Political privilege in Pakistan just hit a horrific new low. When you hold immense power in Islamabad, you usually expect your family's messy tracks to be swept under the rug. But you can't easily bury a cross-continental criminal investigation involving foreign nationals, embassy rescues, and a botched crypto venture.
Lahore police just threw a massive wrench into the political establishment by arresting Muhammad Raza Dar. He isn't just any regular suspect. He's the grandson of Pakistan's current Deputy Prime Minister and Foreign Minister, Ishaq Dar. Alongside three accomplices, Raza Dar faces terrifying charges of kidnapping, armed extortion, and the brutal gang rape of two foreign women.
This isn't a typical local crime story. It's a full-blown diplomatic disaster that exposes exactly how dangerous the intersection of elite impunity and international business scams can get.
The Singapore Trap and the Crypto Setup
This nightmare didn't start in a dark alley in Lahore. It began in Singapore back in October 2025. The two victims—Stephanie Adriana from the Netherlands and Astrid Robinson Bracho from Venezuela—met Raza Dar under the impression they were partnering in a legitimate cryptocurrency business venture.
Raza Dar used his immense political clout to smooth out the logistics. He personally arranged official business visas to bring the women over to Pakistan. They landed in Lahore on June 29, 2026, expecting corporate meetings and investment planning.
Instead, they walked straight into an ambush.
Immediately after clearing airport arrivals, the women were intercepted, forced into vehicles, and driven to an isolated house in Lahore’s upscale Defence (DHA) area. The corporate facade evaporated instantly.
Inside the DHA Safehouse
What happened next inside that house is laid bare in the official First Information Report (FIR) registered on July 2. It paints a sickening picture of entitlement turned violent.
Raza Dar, Hassan Raza, Sikandar Khan, and Sajid Ali stripped the women of their personal belongings and valuables. The suspects didn't just stop at physical and sexual assault. They held the women at gunpoint, demanding ransom from their families abroad. According to police accounts, the captors went as far as threatening the women with death and illegal organ harvesting if the money didn't arrive fast enough.
The horror only ended because one of the victims managed a desperate communication window. A frantic alert reached the father of one of the survivors in Spain. He immediately contacted local authorities and the respective European embassies, triggering an urgent, top-level diplomatic intervention. Lahore police moved in, rescued the women, and subsequently locked down four of the five suspects. A fifth accomplice is currently on the run.

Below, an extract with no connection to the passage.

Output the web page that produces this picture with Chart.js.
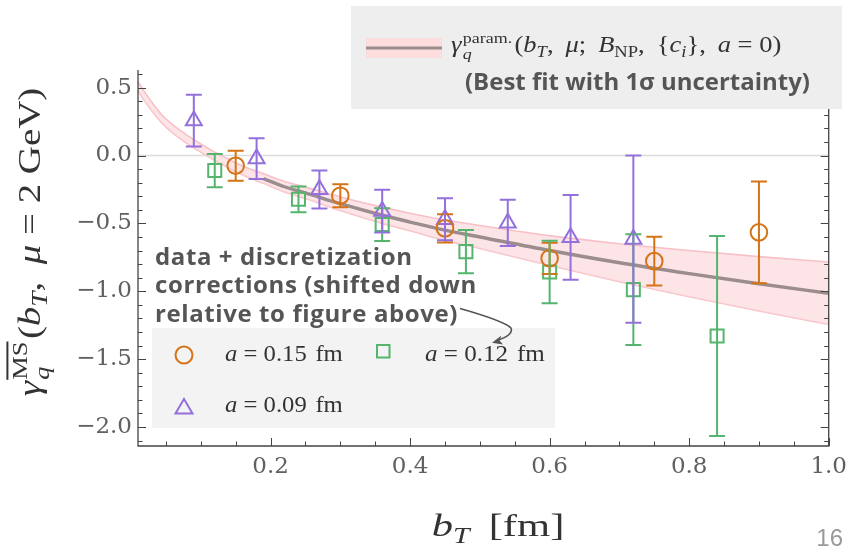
<!DOCTYPE html>
<html><head><meta charset="utf-8">
<script src="https://cdn.jsdelivr.net/npm/chart.js@4.4.1/dist/chart.umd.min.js"></script>
<style>
html,body{margin:0;padding:0;background:#fff;}
#wrap{position:relative;width:854px;height:549px;overflow:hidden;}
#c{position:absolute;left:0;top:0;}
.abs{position:absolute;white-space:nowrap;}
.fit{display:inline-block;white-space:nowrap;}
.math{font-family:"Liberation Serif",serif;color:#333;line-height:1.6;}
.bold{font-family:"Open Sans",sans-serif;font-weight:700;color:#555;}
.ss{display:inline-block;vertical-align:-0.42em;line-height:1.0;font-size:0.68em;text-align:left;margin-left:1px;margin-right:2px;}
.ss span{display:block;}
.sb{font-size:0.7em;vertical-align:-0.3em;line-height:0;}
.sp{margin:0 0.25em;}
.th{margin-right:0.2em;}
.box{position:absolute;}
</style></head>
<body><div id="wrap">
<canvas id="c" width="854" height="549"></canvas>

<div class="box" style="left:351px;top:6px;width:491px;height:103px;background:#eeeeee;"></div>
<div class="box" style="left:152px;top:328px;width:403px;height:100px;background:#f3f3f3;"></div>

<svg class="abs" style="left:0;top:0;" width="854" height="549">
  <rect x="366" y="38" width="76" height="20" fill="#fcdcdc"/>
  <line x1="366" y1="48" x2="442" y2="48" stroke="#9a8e8e" stroke-width="3.2"/>
  <circle cx="184" cy="355" r="8.5" fill="none" stroke="#d57317" stroke-width="2"/>
  <rect x="377" y="345" width="12.5" height="12.5" fill="none" stroke="#55b56e" stroke-width="2"/>
  <polygon points="184,399 192.5,413.5 175.5,413.5" fill="none" stroke="#9370db" stroke-width="2"/>
  <path d="M460,308.5 Q504,321 511,328 Q514,335 496,341" fill="none" stroke="#555" stroke-width="1.6"/>
  <path d="M492,342.8 L501.5,335.5 L499.5,340.5 L503,344.5 Z" fill="#555"/>
</svg>

<div class="abs math" style="left:451px;top:27px;font-size:23px;"><span class="fit" data-w="330"><i>γ</i><span class="ss"><span>param.</span><span><i>q</i></span></span>(<i>b</i><span class="sb"><i>T</i></span>,<span class="th"></span> <i>μ</i>;<span class="th"></span> <i>B</i><span class="sb">NP</span>,<span class="th"></span> {<i>c</i><span class="sb"><i>i</i></span>},<span class="th"></span> <i>a</i><span class="sp">=</span>0)</span></div>
<div class="abs bold" style="left:465px;top:62.7px;font-size:23px;line-height:1.6;"><span class="fit" data-w="345">(Best fit with 1σ uncertainty)</span></div>

<div class="abs bold" style="left:155px;top:241.5px;font-size:24px;line-height:28.5px;letter-spacing:0.6px;">data + discretization<br>corrections (shifted down<br>relative to figure above)</div>

<div class="abs math" style="left:225px;top:336px;font-size:23px;"><span class="fit" data-w="118"><i>a</i><span class="sp">=</span>0.15<span style="margin-left:0.35em">fm</span></span></div>
<div class="abs math" style="left:425px;top:336px;font-size:23px;"><span class="fit" data-w="120"><i>a</i><span class="sp">=</span>0.12<span style="margin-left:0.35em">fm</span></span></div>
<div class="abs math" style="left:225px;top:386.5px;font-size:23px;"><span class="fit" data-w="118"><i>a</i><span class="sp">=</span>0.09<span style="margin-left:0.35em">fm</span></span></div>

<div class="abs math" style="left:30px;top:242px;font-size:32px;transform:translate(-50%,-50%) rotate(-90deg);"><span class="fit" data-w="309" data-o="center"><i>γ</i><span class="ss"><span style="text-decoration:overline;">MS</span><span><i>q</i></span></span>(<i>b</i><span class="sb"><i>T</i></span>,<span class="th"></span> <i>μ</i><span class="sp">=</span>2 GeV)</span></div>
<div class="abs math" style="left:498px;top:500px;font-size:32px;transform:translateX(-50%);"><span class="fit" data-w="133" data-o="center"><i>b</i><span class="sb"><i>T</i></span><span style="margin-left:0.45em">[fm]</span></span></div>
<div class="abs" style="right:11px;top:526px;font-family:'Liberation Sans',sans-serif;font-size:24px;line-height:1;color:#9a9a9a;">16</div>
</div>
<script>
// ---- data ----
const xTicks = [0.2, 0.4, 0.6, 0.8, 1.0];
const yTicks = [0.5, 0.0, -0.5, -1.0, -1.5, -2.0];

const curveX    = [0.01,0.02,0.03,0.045,0.06,0.08,0.1,0.12,0.14,0.16,0.19,0.22,0.25,0.3,0.36,0.4,0.45,0.5,0.6,0.7,0.8,0.9,1.0];
const curveMid  = [0.51,0.43,0.36,0.265,0.195,0.12,0.055,-0.005,-0.06,-0.11,-0.17,-0.23,-0.275,-0.355,-0.44,-0.49,-0.55,-0.6,-0.7,-0.79,-0.87,-0.945,-1.015];
const curveHigh = [0.545,0.463,0.392,0.295,0.225,0.15,0.085,0.025,-0.028,-0.077,-0.135,-0.192,-0.233,-0.305,-0.38,-0.425,-0.475,-0.515,-0.59,-0.65,-0.70,-0.745,-0.785];
const curveLow  = [0.475,0.397,0.328,0.235,0.165,0.09,0.025,-0.035,-0.092,-0.143,-0.205,-0.268,-0.317,-0.405,-0.5,-0.555,-0.625,-0.685,-0.81,-0.93,-1.04,-1.145,-1.245];
const fitLineStart = 0.19;

const orangeX   = [0.15,0.30,0.45,0.60,0.75,0.90];
const orangeY   = [-0.075,-0.296,-0.537,-0.757,-0.778,-0.566];
const orangeErr = [0.11,0.085,0.104,0.115,0.18,0.375];

const greenX   = [0.12,0.24,0.36,0.48,0.60,0.72,0.84];
const greenY   = [-0.111,-0.323,-0.509,-0.708,-0.858,-0.988,-1.33];
const greenErr = [0.123,0.095,0.12,0.16,0.23,0.408,0.737];

const purpleX   = [0.09,0.18,0.27,0.36,0.45,0.54,0.63,0.72];
const purpleY   = [0.257,-0.023,-0.25,-0.41,-0.47,-0.496,-0.603,-0.616];
const purpleErr = [0.19,0.15,0.14,0.157,0.155,0.17,0.313,0.616];

const ORANGE = '#d57317', GREEN = '#55b56e', PURPLE = '#9370db';

const pts = (xs, ys) => xs.map((x, i) => ({x, y: ys[i]}));

const framePlugin = {
  id: 'frame',
  beforeDatasetsDraw(chart) {
    const {ctx, chartArea: a, scales: {y}} = chart;
    ctx.save();
    ctx.strokeStyle = '#dcdcdc'; ctx.lineWidth = 1.5;
    const y0 = y.getPixelForValue(0);
    ctx.beginPath(); ctx.moveTo(a.left, y0); ctx.lineTo(a.right, y0); ctx.stroke();
    ctx.restore();
  },
  afterDatasetsDraw(chart) {
    const {ctx, chartArea: a, scales: {x, y}} = chart;
    ctx.save();
    chart.data.datasets.forEach(ds => {
      if (!ds.errors) return;
      ctx.strokeStyle = ds.borderColor; ctx.lineWidth = 2;
      ds.data.forEach((p, i) => {
        const px = x.getPixelForValue(p.x);
        const yt = y.getPixelForValue(p.y + ds.errors[i]);
        const yb = y.getPixelForValue(p.y - ds.errors[i]);
        ctx.beginPath();
        ctx.moveTo(px, yt); ctx.lineTo(px, yb);
        ctx.moveTo(px - 8, yt); ctx.lineTo(px + 8, yt);
        ctx.moveTo(px - 8, yb); ctx.lineTo(px + 8, yb);
        ctx.stroke();
      });
    });
    ctx.strokeStyle = '#444'; ctx.lineWidth = 1.3;
    ctx.beginPath();
    ctx.moveTo(a.left, a.top); ctx.lineTo(a.left, a.bottom); ctx.lineTo(a.right, a.bottom); ctx.lineTo(a.right, a.top);
    ctx.stroke();
    ctx.lineWidth = 1;
    for (let k = 1; k <= 20; k++) {
      const v = k * 0.05;
      const major = Math.abs(v / 0.2 - Math.round(v / 0.2)) < 1e-6;
      const len = major ? 8 : 4.5;
      const px = Math.round(x.getPixelForValue(v)) + 0.5;
      ctx.beginPath(); ctx.moveTo(px, a.bottom); ctx.lineTo(px, a.bottom - len); ctx.stroke();
    }
    for (let k = -21; k <= 6; k++) {
      const v = k * 0.1;
      const major = k % 5 === 0;
      const len = major ? 8 : 4.5;
      const py = Math.round(y.getPixelForValue(v)) + 0.5;
      ctx.beginPath();
      ctx.moveTo(a.left, py); ctx.lineTo(a.left + len, py);
      ctx.moveTo(a.right, py); ctx.lineTo(a.right - len, py);
      ctx.stroke();
    }
    ctx.restore();
  }
};

const lineCommon = {showLine: true, pointRadius: 0, cubicInterpolationMode: 'monotone'};

new Chart(document.getElementById('c'), {
  type: 'scatter',
  data: {
    datasets: [
      {...lineCommon, order: 4, label: 'band low', data: pts(curveX, curveLow), borderColor: 'rgba(247,190,196,0.95)', borderWidth: 1.6, fill: false},
      {...lineCommon, order: 3, label: 'band high', data: pts(curveX, curveHigh), borderColor: 'rgba(247,190,196,0.95)', borderWidth: 1.6, fill: '-1', backgroundColor: 'rgba(252,212,215,0.6)'},
      {...lineCommon, order: 2, label: 'fit', data: pts(curveX, curveMid).filter(p => p.x >= fitLineStart), borderColor: 'rgba(150,136,136,0.95)', borderWidth: 3.4, fill: false},
      {order: 1, label: 'a = 0.15 fm', data: pts(orangeX, orangeY), errors: orangeErr, pointStyle: 'circle', pointRadius: 8.3, borderColor: ORANGE, borderWidth: 2, backgroundColor: 'rgba(0,0,0,0)'},
      {order: 1, label: 'a = 0.12 fm', data: pts(greenX, greenY), errors: greenErr, pointStyle: 'rect', pointRadius: 9.2, borderColor: GREEN, borderWidth: 2, backgroundColor: 'rgba(0,0,0,0)'},
      {order: 1, label: 'a = 0.09 fm', data: pts(purpleX, purpleY), errors: purpleErr, pointStyle: 'triangle', pointRadius: 9.2, borderColor: PURPLE, borderWidth: 2, backgroundColor: 'rgba(0,0,0,0)'}
    ]
  },
  options: {
    responsive: false, animation: false,
    layout: {padding: {left: 0, right: 22, top: 70, bottom: 0}},
    plugins: {legend: {display: false}, tooltip: {enabled: false}},
    scales: {
      x: {
        type: 'linear', min: 0.01, max: 1.0,
        grid: {display: false, drawTicks: false}, border: {display: false},
        ticks: {font: {family: 'DejaVu Serif', size: 23}, color: '#606060', padding: 7, callback: v => v.toFixed(1)},
        afterBuildTicks: s => { s.ticks = xTicks.map(v => ({value: v})); },
        afterFit: s => { s.height = 103; }
      },
      y: {
        type: 'linear', min: -2.14, max: 0.63,
        grid: {display: false, drawTicks: false}, border: {display: false},
        ticks: {font: {family: 'DejaVu Serif', size: 23}, color: '#606060', padding: 6,
                callback: v => (v < 0 ? '\u2212' : '') + Math.abs(v).toFixed(1)},
        afterBuildTicks: s => { s.ticks = yTicks.map(v => ({value: v})); },
        afterFit: s => { s.width = 138; }
      }
    }
  },
  plugins: [framePlugin]
});

function fitTexts() {
  document.querySelectorAll('.fit').forEach(el => {
    el.style.transform = 'none';
    const w = el.offsetWidth;
    const t = +el.dataset.w;
    if (w > 0 && t > 0) {
      el.style.transformOrigin = (el.dataset.o || 'left') + ' center';
      el.style.transform = 'scaleX(' + (t / w).toFixed(4) + ')';
    }
  });
}
fitTexts();
if (document.fonts && document.fonts.ready) document.fonts.ready.then(fitTexts);
</script>
</body></html>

Why the State Can't Easily Spin This
Usually, when a relative of a ruling VVIP gets into deep trouble in Pakistan, the state machinery shifts into defensive overdrive. Media blackouts happen. Victims are paid off or intimidated into silence. Police files magically get misplaced.
But the Sharif government can't apply the classic playbook here for three distinct reasons.
- The Foreign Embassy Factor: The survivors aren't local citizens who can be silenced by local feudal pressure. European and South American diplomatic missions are actively tracking every step of this investigation.
- The Identity Lineup: When the four arrested men were brought before a Lahore magistrate, the victims didn't hesitate. They pointed directly at Muhammad Raza Dar, naming him as the principal architect of the entire plot.
- The Bureaucratic Backlash: Rumors are already swirling out of Lahore that elements within the political elite tried to penalize the specific police officer who dared to register the initial FIR. That kind of heavy-handed damage control is backfiring spectacularly on social media, drawing intense public anger.
Punjab Chief Minister Maryam Nawaz Sharif has publicly demanded a transparent, no-nonsense investigation. She has to. Her administration's global credibility is on the line. Ishaq Dar isn't just a random politician; he handles Pakistan’s foreign relations. Having his own grandson accused of running an international kidnapping and rape ring out of a major metropolitan city is an absolute catastrophe for the country’s diplomatic standing.
The Lahore court has granted a five-day police remand to interrogate the suspects and hunt down the final fugitive. If you're following international business safety or South Asian politics, keep your eyes on how this trial proceeds. Watch whether the state allows the prosecution to do its job, or if backroom political pressure tries to weaken the case before it reaches a final verdict.